Creative ideas hit me at the strangest times—middle of the night, out adventuring, driving, half-asleep, or just listening to music.  They never show up when I’m “ready”.  That’s the thing about ideas: they’re wild.  Fleeting.   If you don’t grab them when they pass by, they’re gone.

That’s why I use what I call the “In the Can” method.  It’s not fancy—it’s practical.  It’s about capturing ideas when they show up, not when it’s convenient. 

Here’s how I do it:

SUMMARY AI

This little app lives on my phone.  Whenever a spark hits, I open it, speak or type a rough version of the idea, and it spits back a clean summary.  That summary becomes a seed—something I can come back to later, especially when I’m low on inspiration.

DRAFTS IN WORDPRESS

When I have a clearer idea, I open my WordPress blog (hosted via Hostinger with some handy plugins) and throw a rough draft straight into the editor.  No pressure to publish.  No need to polish.  I just save it.

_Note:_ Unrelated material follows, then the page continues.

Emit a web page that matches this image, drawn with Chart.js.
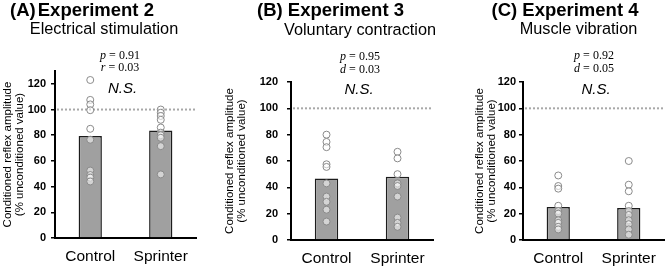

Sometimes I revisit it within days.  Sometimes it sits for months.  Occasionally, I never touch it again.  That’s fine.  Not every idea needs to become something.  But it’s there.  It’s “in the can.”

ORGANIZE IT OR LOSE IT

Capturing ideas is step one.  But organizing them?  That’s what makes them usable.

My wife used to jot her ideas down in notebooks—but not just one.  She had them all over the house: in bags, drawers, the car.  She had some brilliant ideas during the years she ran her online gift company, Sundog Co., but keeping track of them all was a challenge.

That said, over time she developed her own creative system that works for her now.  You can find her at @wild_woman_MT—maybe she’ll share her method one day.  It’s worth hearing.

I learned from watching that journey.  For me, I keep my ideas in just two places—my app and my blog drafts.  That’s it.  No scattered notes, no hunting.  Everything’s where I can find it.

Here’s what I’ve learned:

If you don’t capture the idea in the moment, it might never come back.  You’ll swear you’ll remember, but you won’t.

As Elizabeth Gilbert says in Big Magic, ideas float around, looking for someone to bring them to life.  If they can’t flow through you, they’ll find someone else.  Ever had a great idea and saw someone else launch it later?  Yeah, that.

SO WHAT’S THE TAKEAWAY

Don’t wait for the perfect time to be creative.

Build a system to capture and organize your ideas.

Could be voice notes, an app, a single notebook, a Google Doc—whatever.  Just make sure you know where they are and how to get to them later.

Then, when you’re stuck, don’t stare at a blank screen.  Open your “idea can”.  Something in there will speak to you.

The key is not just having ideas.  The key is keeping them.  And knowing where to find them.